# Start of Extracted information
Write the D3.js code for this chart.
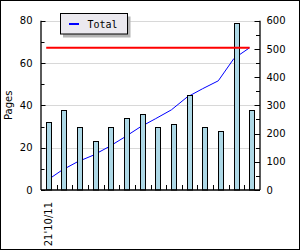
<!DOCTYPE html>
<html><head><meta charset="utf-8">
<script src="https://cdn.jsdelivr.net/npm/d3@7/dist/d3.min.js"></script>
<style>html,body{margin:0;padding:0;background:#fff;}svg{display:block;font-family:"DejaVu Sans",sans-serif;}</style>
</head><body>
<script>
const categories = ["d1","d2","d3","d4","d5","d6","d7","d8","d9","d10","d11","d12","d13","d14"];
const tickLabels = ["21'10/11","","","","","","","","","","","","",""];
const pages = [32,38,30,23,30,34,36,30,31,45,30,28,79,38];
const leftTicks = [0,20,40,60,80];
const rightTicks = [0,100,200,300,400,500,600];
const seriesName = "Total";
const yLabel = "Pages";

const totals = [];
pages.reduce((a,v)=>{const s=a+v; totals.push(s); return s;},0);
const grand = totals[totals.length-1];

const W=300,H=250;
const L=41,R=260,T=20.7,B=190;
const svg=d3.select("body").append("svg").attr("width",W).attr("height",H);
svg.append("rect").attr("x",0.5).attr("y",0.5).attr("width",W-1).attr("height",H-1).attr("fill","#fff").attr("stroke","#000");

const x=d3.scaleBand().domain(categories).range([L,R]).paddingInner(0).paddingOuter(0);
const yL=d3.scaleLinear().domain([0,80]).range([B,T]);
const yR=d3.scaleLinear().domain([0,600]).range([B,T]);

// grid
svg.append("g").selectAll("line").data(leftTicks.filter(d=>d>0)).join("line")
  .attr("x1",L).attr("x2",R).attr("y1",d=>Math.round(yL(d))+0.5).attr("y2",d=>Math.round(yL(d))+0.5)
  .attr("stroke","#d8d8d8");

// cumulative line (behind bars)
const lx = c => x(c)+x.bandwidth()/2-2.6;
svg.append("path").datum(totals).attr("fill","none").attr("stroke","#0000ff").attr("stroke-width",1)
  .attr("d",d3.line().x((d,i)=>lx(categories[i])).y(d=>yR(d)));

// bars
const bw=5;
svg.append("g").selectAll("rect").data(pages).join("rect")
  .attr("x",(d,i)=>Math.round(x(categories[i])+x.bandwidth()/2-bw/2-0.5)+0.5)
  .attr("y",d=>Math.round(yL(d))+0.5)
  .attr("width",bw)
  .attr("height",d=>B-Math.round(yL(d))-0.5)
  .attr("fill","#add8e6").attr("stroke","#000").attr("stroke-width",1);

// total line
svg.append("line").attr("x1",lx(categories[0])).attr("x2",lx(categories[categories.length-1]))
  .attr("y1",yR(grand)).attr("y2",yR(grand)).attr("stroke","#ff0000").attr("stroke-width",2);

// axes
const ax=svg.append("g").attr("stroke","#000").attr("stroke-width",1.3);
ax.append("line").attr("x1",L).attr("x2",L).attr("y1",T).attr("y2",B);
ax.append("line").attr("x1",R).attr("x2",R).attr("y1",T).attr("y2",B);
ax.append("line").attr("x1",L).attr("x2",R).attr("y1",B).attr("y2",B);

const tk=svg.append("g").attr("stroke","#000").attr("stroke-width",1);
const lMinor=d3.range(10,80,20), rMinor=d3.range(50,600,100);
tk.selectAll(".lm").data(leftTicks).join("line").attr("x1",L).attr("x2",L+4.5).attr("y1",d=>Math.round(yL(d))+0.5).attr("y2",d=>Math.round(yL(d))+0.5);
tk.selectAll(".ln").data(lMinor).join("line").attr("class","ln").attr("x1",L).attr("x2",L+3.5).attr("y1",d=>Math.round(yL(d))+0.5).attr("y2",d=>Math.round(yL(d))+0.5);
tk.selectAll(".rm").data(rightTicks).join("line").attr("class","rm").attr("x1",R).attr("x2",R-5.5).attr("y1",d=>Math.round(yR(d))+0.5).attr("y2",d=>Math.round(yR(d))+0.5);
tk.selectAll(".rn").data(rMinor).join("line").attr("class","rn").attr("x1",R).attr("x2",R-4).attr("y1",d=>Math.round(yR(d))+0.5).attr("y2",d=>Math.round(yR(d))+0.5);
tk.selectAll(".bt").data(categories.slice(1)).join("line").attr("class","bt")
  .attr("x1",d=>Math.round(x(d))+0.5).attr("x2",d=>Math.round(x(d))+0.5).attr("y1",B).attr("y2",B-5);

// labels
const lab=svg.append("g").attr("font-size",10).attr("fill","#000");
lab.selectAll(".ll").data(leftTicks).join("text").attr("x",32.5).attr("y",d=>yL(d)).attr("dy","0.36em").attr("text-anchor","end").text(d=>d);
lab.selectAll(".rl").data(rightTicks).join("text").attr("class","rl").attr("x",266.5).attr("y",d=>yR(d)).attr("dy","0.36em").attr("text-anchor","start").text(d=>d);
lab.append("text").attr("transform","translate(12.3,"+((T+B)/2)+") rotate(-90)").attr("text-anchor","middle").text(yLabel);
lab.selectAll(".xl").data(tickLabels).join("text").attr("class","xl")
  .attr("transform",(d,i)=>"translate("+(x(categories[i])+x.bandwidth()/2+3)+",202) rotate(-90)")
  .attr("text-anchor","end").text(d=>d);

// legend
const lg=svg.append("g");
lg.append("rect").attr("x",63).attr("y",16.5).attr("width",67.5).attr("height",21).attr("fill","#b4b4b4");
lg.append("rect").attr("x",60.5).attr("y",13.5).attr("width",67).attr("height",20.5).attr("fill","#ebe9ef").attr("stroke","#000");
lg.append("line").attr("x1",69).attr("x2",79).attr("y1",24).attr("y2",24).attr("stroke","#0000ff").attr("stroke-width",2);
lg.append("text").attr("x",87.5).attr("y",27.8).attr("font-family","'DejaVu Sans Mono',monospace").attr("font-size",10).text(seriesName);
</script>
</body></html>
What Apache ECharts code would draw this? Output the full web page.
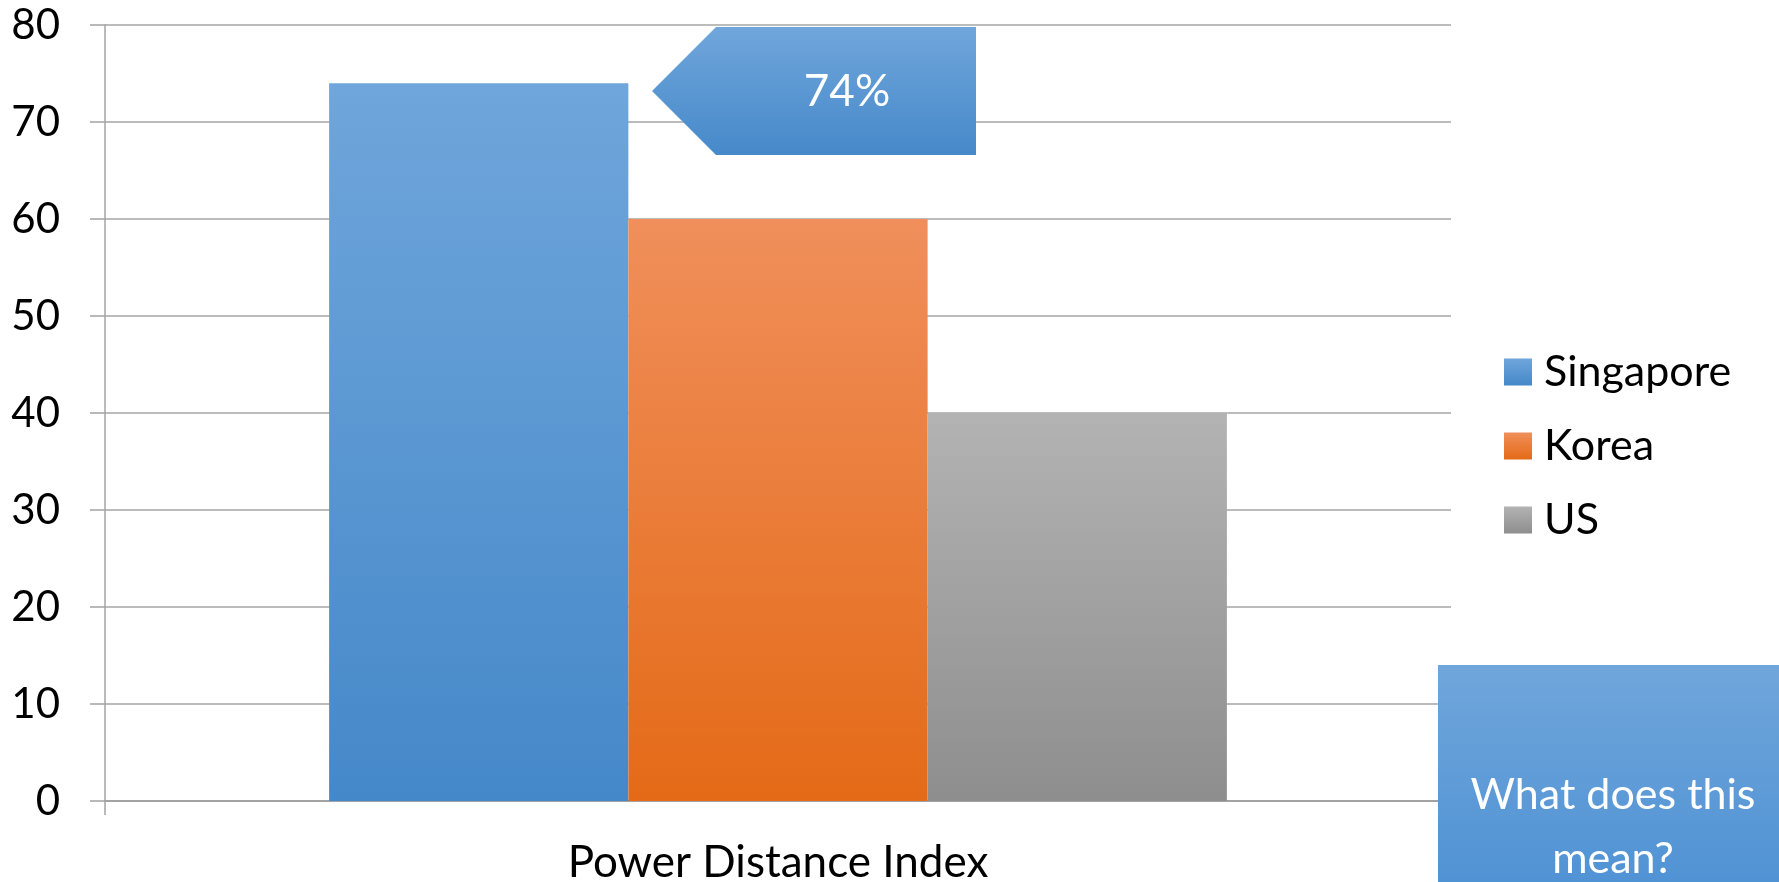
# End of Extracted information
» **Objective**
Restate the data above word for word. Skip every picture.

» **Task output**
Write the D3.js code for this chart.
<!DOCTYPE html>
<html><head><meta charset="utf-8">
<script src="https://cdn.jsdelivr.net/npm/d3@7/dist/d3.min.js"></script>
<style>html,body{margin:0;padding:0;background:#fff;}svg{display:block;font-family:"DejaVu Sans",sans-serif;}</style>
</head><body>
<script>
const categories = ["d1","d2","d3","d4","d5","d6","d7","d8","d9","d10","d11","d12","d13","d14"];
const tickLabels = ["21'10/11","","","","","","","","","","","","",""];
const pages = [32,38,30,23,30,34,36,30,31,45,30,28,79,38];
const leftTicks = [0,20,40,60,80];
const rightTicks = [0,100,200,300,400,500,600];
const seriesName = "Total";
const yLabel = "Pages";

const totals = [];
pages.reduce((a,v)=>{const s=a+v; totals.push(s); return s;},0);
const grand = totals[totals.length-1];

const W=300,H=250;
const L=41,R=260,T=20.7,B=190;
const svg=d3.select("body").append("svg").attr("width",W).attr("height",H);
svg.append("rect").attr("x",0.5).attr("y",0.5).attr("width",W-1).attr("height",H-1).attr("fill","#fff").attr("stroke","#000");

const x=d3.scaleBand().domain(categories).range([L,R]).paddingInner(0).paddingOuter(0);
const yL=d3.scaleLinear().domain([0,80]).range([B,T]);
const yR=d3.scaleLinear().domain([0,600]).range([B,T]);

// grid
svg.append("g").selectAll("line").data(leftTicks.filter(d=>d>0)).join("line")
  .attr("x1",L).attr("x2",R).attr("y1",d=>Math.round(yL(d))+0.5).attr("y2",d=>Math.round(yL(d))+0.5)
  .attr("stroke","#d8d8d8");

// cumulative line (behind bars)
const lx = c => x(c)+x.bandwidth()/2-2.6;
svg.append("path").datum(totals).attr("fill","none").attr("stroke","#0000ff").attr("stroke-width",1)
  .attr("d",d3.line().x((d,i)=>lx(categories[i])).y(d=>yR(d)));

// bars
const bw=5;
svg.append("g").selectAll("rect").data(pages).join("rect")
  .attr("x",(d,i)=>Math.round(x(categories[i])+x.bandwidth()/2-bw/2-0.5)+0.5)
  .attr("y",d=>Math.round(yL(d))+0.5)
  .attr("width",bw)
  .attr("height",d=>B-Math.round(yL(d))-0.5)
  .attr("fill","#add8e6").attr("stroke","#000").attr("stroke-width",1);

// total line
svg.append("line").attr("x1",lx(categories[0])).attr("x2",lx(categories[categories.length-1]))
  .attr("y1",yR(grand)).attr("y2",yR(grand)).attr("stroke","#ff0000").attr("stroke-width",2);

// axes
const ax=svg.append("g").attr("stroke","#000").attr("stroke-width",1.3);
ax.append("line").attr("x1",L).attr("x2",L).attr("y1",T).attr("y2",B);
ax.append("line").attr("x1",R).attr("x2",R).attr("y1",T).attr("y2",B);
ax.append("line").attr("x1",L).attr("x2",R).attr("y1",B).attr("y2",B);

const tk=svg.append("g").attr("stroke","#000").attr("stroke-width",1);
const lMinor=d3.range(10,80,20), rMinor=d3.range(50,600,100);
tk.selectAll(".lm").data(leftTicks).join("line").attr("x1",L).attr("x2",L+4.5).attr("y1",d=>Math.round(yL(d))+0.5).attr("y2",d=>Math.round(yL(d))+0.5);
tk.selectAll(".ln").data(lMinor).join("line").attr("class","ln").attr("x1",L).attr("x2",L+3.5).attr("y1",d=>Math.round(yL(d))+0.5).attr("y2",d=>Math.round(yL(d))+0.5);
tk.selectAll(".rm").data(rightTicks).join("line").attr("class","rm").attr("x1",R).attr("x2",R-5.5).attr("y1",d=>Math.round(yR(d))+0.5).attr("y2",d=>Math.round(yR(d))+0.5);
tk.selectAll(".rn").data(rMinor).join("line").attr("class","rn").attr("x1",R).attr("x2",R-4).attr("y1",d=>Math.round(yR(d))+0.5).attr("y2",d=>Math.round(yR(d))+0.5);
tk.selectAll(".bt").data(categories.slice(1)).join("line").attr("class","bt")
  .attr("x1",d=>Math.round(x(d))+0.5).attr("x2",d=>Math.round(x(d))+0.5).attr("y1",B).attr("y2",B-5);

// labels
const lab=svg.append("g").attr("font-size",10).attr("fill","#000");
lab.selectAll(".ll").data(leftTicks).join("text").attr("x",32.5).attr("y",d=>yL(d)).attr("dy","0.36em").attr("text-anchor","end").text(d=>d);
lab.selectAll(".rl").data(rightTicks).join("text").attr("class","rl").attr("x",266.5).attr("y",d=>yR(d)).attr("dy","0.36em").attr("text-anchor","start").text(d=>d);
lab.append("text").attr("transform","translate(12.3,"+((T+B)/2)+") rotate(-90)").attr("text-anchor","middle").text(yLabel);
lab.selectAll(".xl").data(tickLabels).join("text").attr("class","xl")
  .attr("transform",(d,i)=>"translate("+(x(categories[i])+x.bandwidth()/2+3)+",202) rotate(-90)")
  .attr("text-anchor","end").text(d=>d);

// legend
const lg=svg.append("g");
lg.append("rect").attr("x",63).attr("y",16.5).attr("width",67.5).attr("height",21).attr("fill","#b4b4b4");
lg.append("rect").attr("x",60.5).attr("y",13.5).attr("width",67).attr("height",20.5).attr("fill","#ebe9ef").attr("stroke","#000");
lg.append("line").attr("x1",69).attr("x2",79).attr("y1",24).attr("y2",24).attr("stroke","#0000ff").attr("stroke-width",2);
lg.append("text").attr("x",87.5).attr("y",27.8).attr("font-family","'DejaVu Sans Mono',monospace").attr("font-size",10).text(seriesName);
</script>
</body></html>
What Apache ECharts code would draw this? Output the full web page.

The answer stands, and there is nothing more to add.